Reproduce exactly the lines below from the one containing "Generate a Python" through the one containing "fontsize=15.3, fontweight='bold')", including both, and nothing else.

>> begin Excerpted data

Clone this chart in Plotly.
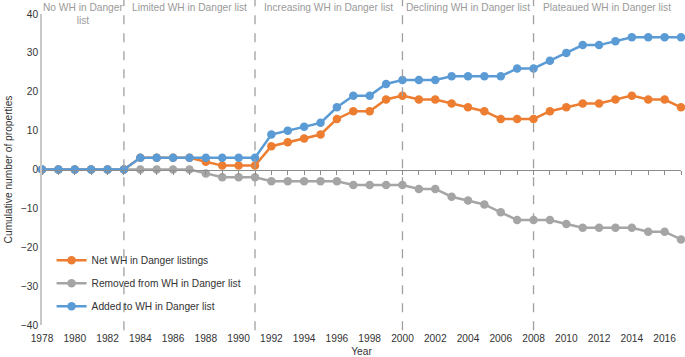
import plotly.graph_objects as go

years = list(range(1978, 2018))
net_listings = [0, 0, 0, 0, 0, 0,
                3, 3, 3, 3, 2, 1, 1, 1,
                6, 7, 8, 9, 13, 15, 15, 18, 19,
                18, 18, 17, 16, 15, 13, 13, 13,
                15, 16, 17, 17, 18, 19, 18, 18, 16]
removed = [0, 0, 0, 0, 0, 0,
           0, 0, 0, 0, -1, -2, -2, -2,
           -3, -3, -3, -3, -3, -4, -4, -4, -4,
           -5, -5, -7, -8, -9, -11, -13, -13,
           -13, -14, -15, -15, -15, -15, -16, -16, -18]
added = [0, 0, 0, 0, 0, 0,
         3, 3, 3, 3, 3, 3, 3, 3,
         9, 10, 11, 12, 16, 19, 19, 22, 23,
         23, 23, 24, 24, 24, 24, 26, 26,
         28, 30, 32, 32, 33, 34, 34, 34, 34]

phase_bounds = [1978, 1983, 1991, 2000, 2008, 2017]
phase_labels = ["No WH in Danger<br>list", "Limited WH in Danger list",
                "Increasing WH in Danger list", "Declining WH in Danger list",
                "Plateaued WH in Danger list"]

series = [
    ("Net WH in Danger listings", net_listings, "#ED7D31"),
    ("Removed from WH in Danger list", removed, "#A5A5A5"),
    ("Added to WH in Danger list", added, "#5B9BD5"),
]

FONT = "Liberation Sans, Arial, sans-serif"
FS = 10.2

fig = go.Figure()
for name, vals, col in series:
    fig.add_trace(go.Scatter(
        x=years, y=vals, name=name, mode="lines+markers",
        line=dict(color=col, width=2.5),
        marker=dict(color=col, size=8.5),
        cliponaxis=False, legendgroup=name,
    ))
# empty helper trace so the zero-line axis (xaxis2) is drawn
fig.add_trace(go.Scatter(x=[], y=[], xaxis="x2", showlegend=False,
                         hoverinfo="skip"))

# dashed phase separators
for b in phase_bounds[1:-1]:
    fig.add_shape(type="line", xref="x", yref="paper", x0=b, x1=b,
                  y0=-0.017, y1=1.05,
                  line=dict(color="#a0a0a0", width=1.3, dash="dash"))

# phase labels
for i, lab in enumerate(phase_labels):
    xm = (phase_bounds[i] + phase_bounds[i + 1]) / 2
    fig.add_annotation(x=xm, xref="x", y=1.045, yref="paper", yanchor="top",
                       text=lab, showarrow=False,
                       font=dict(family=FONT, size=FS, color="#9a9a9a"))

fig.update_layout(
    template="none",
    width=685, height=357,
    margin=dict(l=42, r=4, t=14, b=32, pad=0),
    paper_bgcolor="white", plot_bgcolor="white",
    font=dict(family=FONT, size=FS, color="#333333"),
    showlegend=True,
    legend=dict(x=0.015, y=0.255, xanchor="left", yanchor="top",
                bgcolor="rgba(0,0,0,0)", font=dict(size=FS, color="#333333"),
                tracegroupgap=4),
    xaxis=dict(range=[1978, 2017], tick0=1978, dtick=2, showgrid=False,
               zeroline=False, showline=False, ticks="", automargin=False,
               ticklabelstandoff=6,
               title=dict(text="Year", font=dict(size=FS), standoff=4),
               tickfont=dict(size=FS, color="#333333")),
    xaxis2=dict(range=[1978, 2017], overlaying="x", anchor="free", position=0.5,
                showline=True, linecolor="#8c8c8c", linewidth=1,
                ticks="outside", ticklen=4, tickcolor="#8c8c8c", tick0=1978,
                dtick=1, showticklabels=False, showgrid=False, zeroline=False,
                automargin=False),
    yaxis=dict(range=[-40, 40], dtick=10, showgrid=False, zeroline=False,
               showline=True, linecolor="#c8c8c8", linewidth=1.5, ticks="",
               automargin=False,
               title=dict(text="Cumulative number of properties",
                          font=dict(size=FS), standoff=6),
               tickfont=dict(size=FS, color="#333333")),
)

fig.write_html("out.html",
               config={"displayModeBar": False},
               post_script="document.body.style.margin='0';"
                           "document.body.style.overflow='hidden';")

>> end Excerpted data
>> begin Excerpted data

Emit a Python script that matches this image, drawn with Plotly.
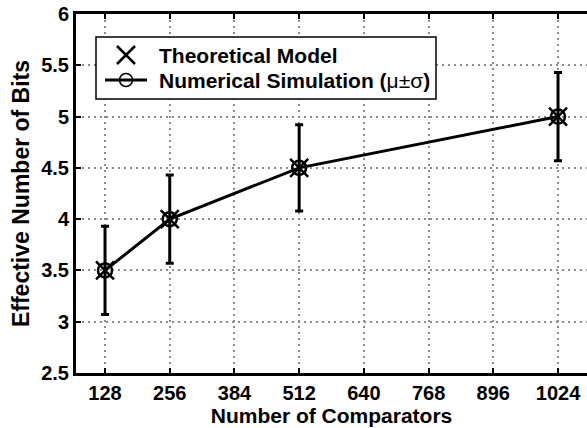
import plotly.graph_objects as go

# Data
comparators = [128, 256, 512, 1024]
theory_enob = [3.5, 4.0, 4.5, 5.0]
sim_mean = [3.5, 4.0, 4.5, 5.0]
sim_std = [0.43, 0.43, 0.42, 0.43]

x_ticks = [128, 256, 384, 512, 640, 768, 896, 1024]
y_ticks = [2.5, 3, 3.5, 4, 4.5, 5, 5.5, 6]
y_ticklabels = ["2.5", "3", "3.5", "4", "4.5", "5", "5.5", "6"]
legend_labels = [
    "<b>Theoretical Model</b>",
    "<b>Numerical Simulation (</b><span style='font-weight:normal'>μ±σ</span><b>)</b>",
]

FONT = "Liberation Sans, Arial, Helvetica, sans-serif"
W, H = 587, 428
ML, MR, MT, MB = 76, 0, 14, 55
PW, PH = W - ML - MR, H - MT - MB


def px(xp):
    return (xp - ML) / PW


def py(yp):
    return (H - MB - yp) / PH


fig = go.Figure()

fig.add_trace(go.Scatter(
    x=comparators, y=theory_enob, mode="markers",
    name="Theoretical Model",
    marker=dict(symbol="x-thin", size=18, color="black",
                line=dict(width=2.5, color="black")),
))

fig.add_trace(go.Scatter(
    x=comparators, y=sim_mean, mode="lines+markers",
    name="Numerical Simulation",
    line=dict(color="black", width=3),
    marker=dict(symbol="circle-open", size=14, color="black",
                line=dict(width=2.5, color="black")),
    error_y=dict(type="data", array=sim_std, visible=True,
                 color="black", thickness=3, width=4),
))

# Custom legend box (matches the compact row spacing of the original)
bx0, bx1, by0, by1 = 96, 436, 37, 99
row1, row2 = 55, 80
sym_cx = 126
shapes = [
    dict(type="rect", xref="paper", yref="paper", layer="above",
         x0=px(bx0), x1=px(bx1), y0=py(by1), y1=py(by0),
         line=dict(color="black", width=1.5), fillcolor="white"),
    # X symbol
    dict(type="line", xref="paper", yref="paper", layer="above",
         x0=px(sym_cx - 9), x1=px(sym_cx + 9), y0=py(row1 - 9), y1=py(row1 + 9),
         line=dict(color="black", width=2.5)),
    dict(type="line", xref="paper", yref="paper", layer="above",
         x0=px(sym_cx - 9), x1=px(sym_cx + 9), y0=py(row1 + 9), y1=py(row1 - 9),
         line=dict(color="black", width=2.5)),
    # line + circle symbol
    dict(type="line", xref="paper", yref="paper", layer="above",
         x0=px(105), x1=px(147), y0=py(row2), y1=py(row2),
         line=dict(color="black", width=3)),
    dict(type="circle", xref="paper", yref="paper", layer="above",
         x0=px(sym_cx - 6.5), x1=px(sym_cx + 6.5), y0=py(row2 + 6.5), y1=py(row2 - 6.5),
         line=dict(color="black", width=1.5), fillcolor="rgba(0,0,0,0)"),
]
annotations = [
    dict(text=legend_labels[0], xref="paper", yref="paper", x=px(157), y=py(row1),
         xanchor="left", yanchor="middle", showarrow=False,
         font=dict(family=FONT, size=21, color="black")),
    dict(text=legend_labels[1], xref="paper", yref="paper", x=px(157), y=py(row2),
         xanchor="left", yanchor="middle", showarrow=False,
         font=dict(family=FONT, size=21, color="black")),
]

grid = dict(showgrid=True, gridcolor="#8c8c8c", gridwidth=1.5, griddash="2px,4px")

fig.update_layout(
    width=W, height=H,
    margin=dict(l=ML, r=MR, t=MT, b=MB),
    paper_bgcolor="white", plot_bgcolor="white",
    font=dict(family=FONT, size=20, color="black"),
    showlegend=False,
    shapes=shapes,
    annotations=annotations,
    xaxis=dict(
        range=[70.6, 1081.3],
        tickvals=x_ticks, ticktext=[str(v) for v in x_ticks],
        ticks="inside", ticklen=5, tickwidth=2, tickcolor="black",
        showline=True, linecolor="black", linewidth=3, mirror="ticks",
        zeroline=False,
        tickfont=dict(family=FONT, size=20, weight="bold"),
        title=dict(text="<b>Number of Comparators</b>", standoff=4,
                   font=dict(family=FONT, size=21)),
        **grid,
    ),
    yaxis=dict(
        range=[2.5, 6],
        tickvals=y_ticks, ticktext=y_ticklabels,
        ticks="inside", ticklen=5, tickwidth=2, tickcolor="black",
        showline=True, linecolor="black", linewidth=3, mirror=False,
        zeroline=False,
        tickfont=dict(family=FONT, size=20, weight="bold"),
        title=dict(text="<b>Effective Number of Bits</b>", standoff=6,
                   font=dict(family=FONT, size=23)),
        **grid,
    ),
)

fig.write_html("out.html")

>> end Excerpted data
>> begin Excerpted data

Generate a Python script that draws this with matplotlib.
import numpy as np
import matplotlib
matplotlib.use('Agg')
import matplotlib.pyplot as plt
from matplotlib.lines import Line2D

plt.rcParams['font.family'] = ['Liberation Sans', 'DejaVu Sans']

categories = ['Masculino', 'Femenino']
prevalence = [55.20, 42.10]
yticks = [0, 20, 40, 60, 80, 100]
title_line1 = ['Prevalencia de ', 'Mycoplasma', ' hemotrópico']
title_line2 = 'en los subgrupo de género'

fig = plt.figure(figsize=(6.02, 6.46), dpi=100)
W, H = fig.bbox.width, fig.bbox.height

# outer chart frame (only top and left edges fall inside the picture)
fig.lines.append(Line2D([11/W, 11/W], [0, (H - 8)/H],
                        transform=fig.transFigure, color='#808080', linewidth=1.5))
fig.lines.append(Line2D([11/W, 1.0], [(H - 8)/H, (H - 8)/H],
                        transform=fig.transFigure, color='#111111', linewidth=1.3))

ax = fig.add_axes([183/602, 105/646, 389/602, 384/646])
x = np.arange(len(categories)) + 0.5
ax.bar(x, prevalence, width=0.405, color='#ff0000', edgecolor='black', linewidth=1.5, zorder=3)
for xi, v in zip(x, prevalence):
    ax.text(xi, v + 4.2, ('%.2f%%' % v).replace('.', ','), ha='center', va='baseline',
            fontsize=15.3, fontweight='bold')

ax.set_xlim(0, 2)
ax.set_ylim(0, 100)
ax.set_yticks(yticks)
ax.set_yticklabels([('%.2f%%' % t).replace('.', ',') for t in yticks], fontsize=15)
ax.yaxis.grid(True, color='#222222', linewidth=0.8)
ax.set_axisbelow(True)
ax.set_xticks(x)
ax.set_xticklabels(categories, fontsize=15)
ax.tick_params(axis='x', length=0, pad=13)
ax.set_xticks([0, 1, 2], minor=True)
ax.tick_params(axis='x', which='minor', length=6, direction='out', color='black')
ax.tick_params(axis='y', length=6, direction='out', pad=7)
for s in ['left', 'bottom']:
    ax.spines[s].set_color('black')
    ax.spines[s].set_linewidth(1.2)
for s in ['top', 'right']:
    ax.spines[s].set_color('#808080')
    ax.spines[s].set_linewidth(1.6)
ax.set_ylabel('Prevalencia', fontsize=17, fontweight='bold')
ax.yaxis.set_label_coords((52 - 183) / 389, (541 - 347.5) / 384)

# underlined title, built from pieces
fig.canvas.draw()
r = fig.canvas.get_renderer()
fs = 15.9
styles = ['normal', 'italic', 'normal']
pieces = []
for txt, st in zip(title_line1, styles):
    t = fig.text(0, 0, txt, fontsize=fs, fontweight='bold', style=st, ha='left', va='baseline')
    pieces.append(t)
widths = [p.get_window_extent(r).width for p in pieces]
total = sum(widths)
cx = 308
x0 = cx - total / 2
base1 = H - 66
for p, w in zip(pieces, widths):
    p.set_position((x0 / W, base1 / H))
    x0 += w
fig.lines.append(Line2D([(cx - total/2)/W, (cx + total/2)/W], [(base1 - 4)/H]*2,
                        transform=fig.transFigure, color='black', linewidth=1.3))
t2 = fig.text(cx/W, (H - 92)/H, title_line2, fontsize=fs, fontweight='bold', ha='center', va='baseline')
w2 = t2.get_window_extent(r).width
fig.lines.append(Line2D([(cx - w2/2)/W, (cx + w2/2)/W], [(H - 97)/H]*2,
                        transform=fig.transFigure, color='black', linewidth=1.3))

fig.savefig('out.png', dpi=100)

>> end Excerpted data

Answer to this task →
Generate a Python script that draws this with matplotlib.
import numpy as np
import matplotlib
matplotlib.use('Agg')
import matplotlib.pyplot as plt
from matplotlib.lines import Line2D

plt.rcParams['font.family'] = ['Liberation Sans', 'DejaVu Sans']

categories = ['Masculino', 'Femenino']
prevalence = [55.20, 42.10]
yticks = [0, 20, 40, 60, 80, 100]
title_line1 = ['Prevalencia de ', 'Mycoplasma', ' hemotrópico']
title_line2 = 'en los subgrupo de género'

fig = plt.figure(figsize=(6.02, 6.46), dpi=100)
W, H = fig.bbox.width, fig.bbox.height

# outer chart frame (only top and left edges fall inside the picture)
fig.lines.append(Line2D([11/W, 11/W], [0, (H - 8)/H],
                        transform=fig.transFigure, color='#808080', linewidth=1.5))
fig.lines.append(Line2D([11/W, 1.0], [(H - 8)/H, (H - 8)/H],
                        transform=fig.transFigure, color='#111111', linewidth=1.3))

ax = fig.add_axes([183/602, 105/646, 389/602, 384/646])
x = np.arange(len(categories)) + 0.5
ax.bar(x, prevalence, width=0.405, color='#ff0000', edgecolor='black', linewidth=1.5, zorder=3)
for xi, v in zip(x, prevalence):
    ax.text(xi, v + 4.2, ('%.2f%%' % v).replace('.', ','), ha='center', va='baseline',
            fontsize=15.3, fontweight='bold')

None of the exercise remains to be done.